Ma esiste uno strumento per prevenire questi reati: è il cosiddetto Modello 231, un sistema interno a un’organizzazione, che fornisce all’azienda il beneficio di chiedere l’esclusione o la limitazione della propria responsabilità. La legge prevede che l’organo indipendente e autonomo che vigila e controlla l’osservanza e l’efficacia del Modello adottato, valutando la sua effettiva capacità preventiva dei reati, sia l’Organismo di Vigilanza che può essere, a seconda delle dimensioni dell’azienda, monocratico o collegiale.
Del suo ruolo, degli impatti sugli equilibri aziendali e delle conseguenze giudiziarie del suo operato se ne è parlato oggi, in occasione di un evento formativo gratuito promosso dall’Ordine dei Commercialisti di Bergamo, che ha visto protagonisti nomi di spicco del mondo finanziario e giudiziario del nostro territorio.

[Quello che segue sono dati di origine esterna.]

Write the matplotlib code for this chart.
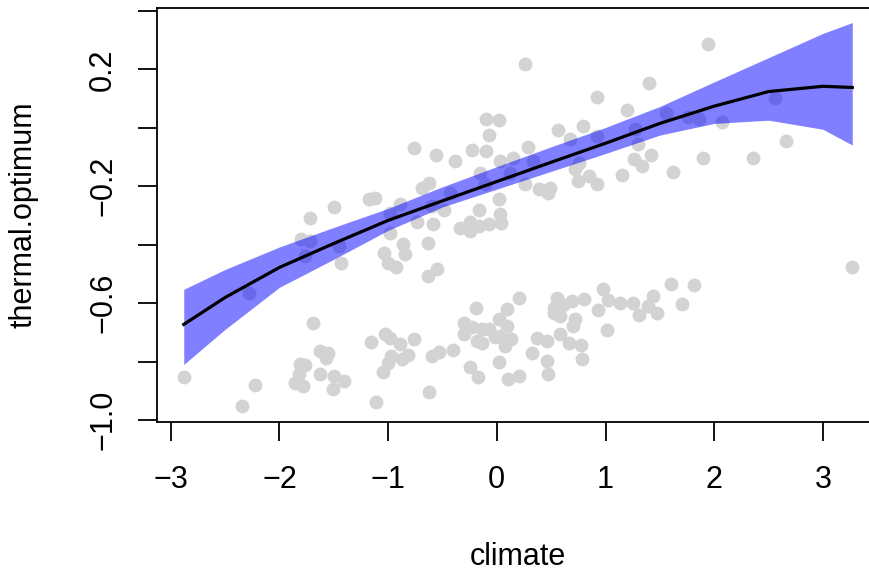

A dare drammatica attualità alla discussione è stato Vittorio Masia, Presidente della prima sezione penale e della prima Corte d’assise al Tribunale di Brescia, che ha affrontato anche il caso della Thyssen di Torino, il cui amministratore delegato è stato condannato a sedici anni e sei mesi di reclusione per omicidio volontario, mentre altri cinque dirigenti sono stati condannati per cooperazione in omicidio colposo. Ai fini della Responsabilità Amministrativa sancita con il decreto legislativo 231 del 2001, anche la società è stata condannata al pagamento della sanzione di un milione di euro, all’esclusione da agevolazioni e sussidi pubblici per sei mesi, al divieto di pubblicizzare i prodotti per sei mesi e alla confisca di ottocentomila euro, con la pubblicazione della sentenza sui quotidiani nazionali. Una condanna storica, alla quale si sono aggiunti risarcimenti a sei zeri per le parti civili.
“La sentenza del tribunale di Torino sul caso Thyssen ha messo in drammatica evidenza le caratteristiche fondamentali che ogni Organismo di Vigilanza deve avere – ha spiegato Franco Serafini, Presidente della Commissione “Collegio sindacale, revisione e principi contabili” e coordinatore del corso -. Quest’organo deve essere dotato di autonomi poteri di iniziativa e controllo, inesistenti nel caso dell’azienda torinese, perché il membro deputato a vigilare sull’adozione del modello in materia antinfortunistica era lo stesso dirigente del settore ecologia, ambiente e sicurezza. L’ingegnere in questione, in quanto membro dell’organo di vigilanza, doveva quindi controllare il suo stesso operato. Un controsenso, che ha generato un’insufficiente operato da parte dell’organismo e ha portato il Tribunale di Torino a una condanna storica”.
Nel corso del convegno sono stati presi in considerazione alcuni casi concreti di Modelli 231, dando indicazioni utili sulla loro stesura, grazie al contributo presentato da Lorenzo Pascali. Il colonnello Maurizio Cintura, comandante del Gruppo Tutela Spesa Pubblica del Nucleo di Polizia Tributaria della Guardia di Finanza di Milano, ha invece illustrato i vantaggi per le aziende che adottano un Modello 231 in caso di accertamento tributario, mentre Daniele Gervasio, docente all’Università di Bergamo, ha spiegato quale potrebbe essere la composizione ottimale dell’Organismo di vigilanza e perché per le aziende l’adozione del Modello è creazione di valore.
“Creare modelli organizzativi “di facciata”, senza vedere in questi alcuna utilità diretta sul piano gestionale e strategico, è inutile e rischioso, come ci insegna il caso della Thyssen – ha spiegato Alberto Carrara, presidente dell’Ordine dei Commercialisti di Bergamo -. Abbiamo organizzato questo corso per far comprendere ai nostri iscritti che gli obblighi legislativi vanno visti in un’ottica nuova, come strumenti per creare modelli organizzativi efficaci, che consentano di gestire in modo puntuale qualsiasi forma di rischio, offrendo all’imprenditore, ai soci e alla governance aziendale strumenti preziosi per monitorare l’attività dell’impresa”. Un’esigenza confermata anche dal dibattito finale, moderato da Mario Locatelli , Membro della Commissione “Collegio sindacale, revisione e principi contabili dell’Ordine che ha messo a fuoco i riflessi del decreto 231 sul Collegio Sindacale e sull’Organismo di Vigilanza, evidenziando il ruolo del Collegio Sindacale in alcune situazioni, illustrando il ruolo del commercialista quando siede nel Collegio Sindacale e contestualmente e nell’Organismo di Vigilanza.